Data provided —
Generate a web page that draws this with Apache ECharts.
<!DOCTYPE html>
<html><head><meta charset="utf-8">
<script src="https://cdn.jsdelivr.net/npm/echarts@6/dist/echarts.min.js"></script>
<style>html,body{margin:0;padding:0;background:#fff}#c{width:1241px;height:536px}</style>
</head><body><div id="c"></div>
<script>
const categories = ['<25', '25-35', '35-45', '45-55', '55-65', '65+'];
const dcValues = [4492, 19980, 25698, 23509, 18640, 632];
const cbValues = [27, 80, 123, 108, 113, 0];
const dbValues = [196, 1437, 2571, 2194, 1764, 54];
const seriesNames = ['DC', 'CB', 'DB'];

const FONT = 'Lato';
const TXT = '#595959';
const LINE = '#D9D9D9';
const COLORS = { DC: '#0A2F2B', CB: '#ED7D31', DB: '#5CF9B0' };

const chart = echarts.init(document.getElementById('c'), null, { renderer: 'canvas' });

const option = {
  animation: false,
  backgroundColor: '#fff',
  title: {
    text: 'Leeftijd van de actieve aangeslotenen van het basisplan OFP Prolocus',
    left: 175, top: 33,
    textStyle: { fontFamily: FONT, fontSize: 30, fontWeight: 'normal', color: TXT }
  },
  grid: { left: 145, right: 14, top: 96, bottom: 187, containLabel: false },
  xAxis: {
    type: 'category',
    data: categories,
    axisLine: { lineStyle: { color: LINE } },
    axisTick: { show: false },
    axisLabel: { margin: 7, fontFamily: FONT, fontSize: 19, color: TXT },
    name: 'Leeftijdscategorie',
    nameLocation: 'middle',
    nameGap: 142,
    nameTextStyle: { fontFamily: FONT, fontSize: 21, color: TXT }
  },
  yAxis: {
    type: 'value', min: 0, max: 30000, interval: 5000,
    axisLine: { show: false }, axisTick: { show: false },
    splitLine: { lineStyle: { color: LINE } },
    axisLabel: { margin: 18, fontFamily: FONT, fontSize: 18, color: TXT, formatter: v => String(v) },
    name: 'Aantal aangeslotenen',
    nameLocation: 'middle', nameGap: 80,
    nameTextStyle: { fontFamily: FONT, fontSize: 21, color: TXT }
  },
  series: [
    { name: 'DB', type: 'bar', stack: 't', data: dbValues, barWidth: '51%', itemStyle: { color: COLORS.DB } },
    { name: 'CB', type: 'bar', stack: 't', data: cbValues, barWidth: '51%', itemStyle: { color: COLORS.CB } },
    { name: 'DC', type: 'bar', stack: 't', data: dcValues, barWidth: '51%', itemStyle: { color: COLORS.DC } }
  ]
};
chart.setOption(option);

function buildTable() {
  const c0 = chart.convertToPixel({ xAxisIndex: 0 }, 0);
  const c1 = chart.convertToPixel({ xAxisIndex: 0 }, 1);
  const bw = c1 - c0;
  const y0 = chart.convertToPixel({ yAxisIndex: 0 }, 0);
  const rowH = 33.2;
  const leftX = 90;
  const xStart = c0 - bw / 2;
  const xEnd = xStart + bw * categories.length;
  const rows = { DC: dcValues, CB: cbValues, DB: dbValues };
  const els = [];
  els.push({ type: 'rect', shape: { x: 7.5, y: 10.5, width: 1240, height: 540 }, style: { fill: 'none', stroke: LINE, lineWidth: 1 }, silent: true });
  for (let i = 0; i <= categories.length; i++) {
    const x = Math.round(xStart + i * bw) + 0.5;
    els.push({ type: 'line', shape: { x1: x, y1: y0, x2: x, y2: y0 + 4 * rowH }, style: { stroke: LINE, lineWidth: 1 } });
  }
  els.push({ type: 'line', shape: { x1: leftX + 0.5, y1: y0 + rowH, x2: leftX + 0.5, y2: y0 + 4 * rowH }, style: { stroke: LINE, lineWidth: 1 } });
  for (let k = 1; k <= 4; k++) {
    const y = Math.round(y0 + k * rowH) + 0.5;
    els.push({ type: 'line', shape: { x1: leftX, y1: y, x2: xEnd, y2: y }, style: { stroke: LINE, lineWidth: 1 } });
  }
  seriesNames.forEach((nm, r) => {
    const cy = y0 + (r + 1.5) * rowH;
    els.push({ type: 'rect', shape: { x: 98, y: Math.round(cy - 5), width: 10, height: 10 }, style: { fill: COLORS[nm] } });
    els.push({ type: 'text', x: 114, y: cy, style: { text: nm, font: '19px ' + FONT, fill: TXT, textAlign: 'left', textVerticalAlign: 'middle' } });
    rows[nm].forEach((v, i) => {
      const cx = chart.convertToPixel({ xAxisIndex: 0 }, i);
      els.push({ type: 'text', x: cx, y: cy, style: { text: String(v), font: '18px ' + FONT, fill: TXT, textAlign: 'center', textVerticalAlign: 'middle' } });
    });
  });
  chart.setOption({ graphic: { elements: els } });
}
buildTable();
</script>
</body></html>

Set exercise — Extract, word for word, each line of the listing above.

Result of the exercise —
Generate a web page that draws this with Apache ECharts.
<!DOCTYPE html>
<html><head><meta charset="utf-8">
<script src="https://cdn.jsdelivr.net/npm/echarts@6/dist/echarts.min.js"></script>
<style>html,body{margin:0;padding:0;background:#fff}#c{width:1241px;height:536px}</style>
</head><body><div id="c"></div>
<script>
const categories = ['<25', '25-35', '35-45', '45-55', '55-65', '65+'];
const dcValues = [4492, 19980, 25698, 23509, 18640, 632];
const cbValues = [27, 80, 123, 108, 113, 0];
const dbValues = [196, 1437, 2571, 2194, 1764, 54];
const seriesNames = ['DC', 'CB', 'DB'];

const FONT = 'Lato';
const TXT = '#595959';
const LINE = '#D9D9D9';
const COLORS = { DC: '#0A2F2B', CB: '#ED7D31', DB: '#5CF9B0' };

const chart = echarts.init(document.getElementById('c'), null, { renderer: 'canvas' });

const option = {
  animation: false,
  backgroundColor: '#fff',
  title: {
    text: 'Leeftijd van de actieve aangeslotenen van het basisplan OFP Prolocus',
    left: 175, top: 33,
    textStyle: { fontFamily: FONT, fontSize: 30, fontWeight: 'normal', color: TXT }
  },
  grid: { left: 145, right: 14, top: 96, bottom: 187, containLabel: false },
  xAxis: {
    type: 'category',
    data: categories,
    axisLine: { lineStyle: { color: LINE } },
    axisTick: { show: false },
    axisLabel: { margin: 7, fontFamily: FONT, fontSize: 19, color: TXT },
    name: 'Leeftijdscategorie',
    nameLocation: 'middle',
    nameGap: 142,
    nameTextStyle: { fontFamily: FONT, fontSize: 21, color: TXT }
  },
  yAxis: {
    type: 'value', min: 0, max: 30000, interval: 5000,
    axisLine: { show: false }, axisTick: { show: false },
    splitLine: { lineStyle: { color: LINE } },
    axisLabel: { margin: 18, fontFamily: FONT, fontSize: 18, color: TXT, formatter: v => String(v) },
    name: 'Aantal aangeslotenen',
    nameLocation: 'middle', nameGap: 80,
    nameTextStyle: { fontFamily: FONT, fontSize: 21, color: TXT }
  },
  series: [
    { name: 'DB', type: 'bar', stack: 't', data: dbValues, barWidth: '51%', itemStyle: { color: COLORS.DB } },
    { name: 'CB', type: 'bar', stack: 't', data: cbValues, barWidth: '51%', itemStyle: { color: COLORS.CB } },
    { name: 'DC', type: 'bar', stack: 't', data: dcValues, barWidth: '51%', itemStyle: { color: COLORS.DC } }
  ]
};
chart.setOption(option);

function buildTable() {
  const c0 = chart.convertToPixel({ xAxisIndex: 0 }, 0);
  const c1 = chart.convertToPixel({ xAxisIndex: 0 }, 1);
  const bw = c1 - c0;
  const y0 = chart.convertToPixel({ yAxisIndex: 0 }, 0);
  const rowH = 33.2;
  const leftX = 90;
  const xStart = c0 - bw / 2;
  const xEnd = xStart + bw * categories.length;
  const rows = { DC: dcValues, CB: cbValues, DB: dbValues };
  const els = [];
  els.push({ type: 'rect', shape: { x: 7.5, y: 10.5, width: 1240, height: 540 }, style: { fill: 'none', stroke: LINE, lineWidth: 1 }, silent: true });
  for (let i = 0; i <= categories.length; i++) {
    const x = Math.round(xStart + i * bw) + 0.5;
    els.push({ type: 'line', shape: { x1: x, y1: y0, x2: x, y2: y0 + 4 * rowH }, style: { stroke: LINE, lineWidth: 1 } });
  }
  els.push({ type: 'line', shape: { x1: leftX + 0.5, y1: y0 + rowH, x2: leftX + 0.5, y2: y0 + 4 * rowH }, style: { stroke: LINE, lineWidth: 1 } });
  for (let k = 1; k <= 4; k++) {
    const y = Math.round(y0 + k * rowH) + 0.5;
    els.push({ type: 'line', shape: { x1: leftX, y1: y, x2: xEnd, y2: y }, style: { stroke: LINE, lineWidth: 1 } });
  }
  seriesNames.forEach((nm, r) => {
    const cy = y0 + (r + 1.5) * rowH;
    els.push({ type: 'rect', shape: { x: 98, y: Math.round(cy - 5), width: 10, height: 10 }, style: { fill: COLORS[nm] } });
    els.push({ type: 'text', x: 114, y: cy, style: { text: nm, font: '19px ' + FONT, fill: TXT, textAlign: 'left', textVerticalAlign: 'middle' } });
    rows[nm].forEach((v, i) => {
      const cx = chart.convertToPixel({ xAxisIndex: 0 }, i);
      els.push({ type: 'text', x: cx, y: cy, style: { text: String(v), font: '18px ' + FONT, fill: TXT, textAlign: 'center', textVerticalAlign: 'middle' } });
    });
  });
  chart.setOption({ graphic: { elements: els } });
}
buildTable();
</script>
</body></html>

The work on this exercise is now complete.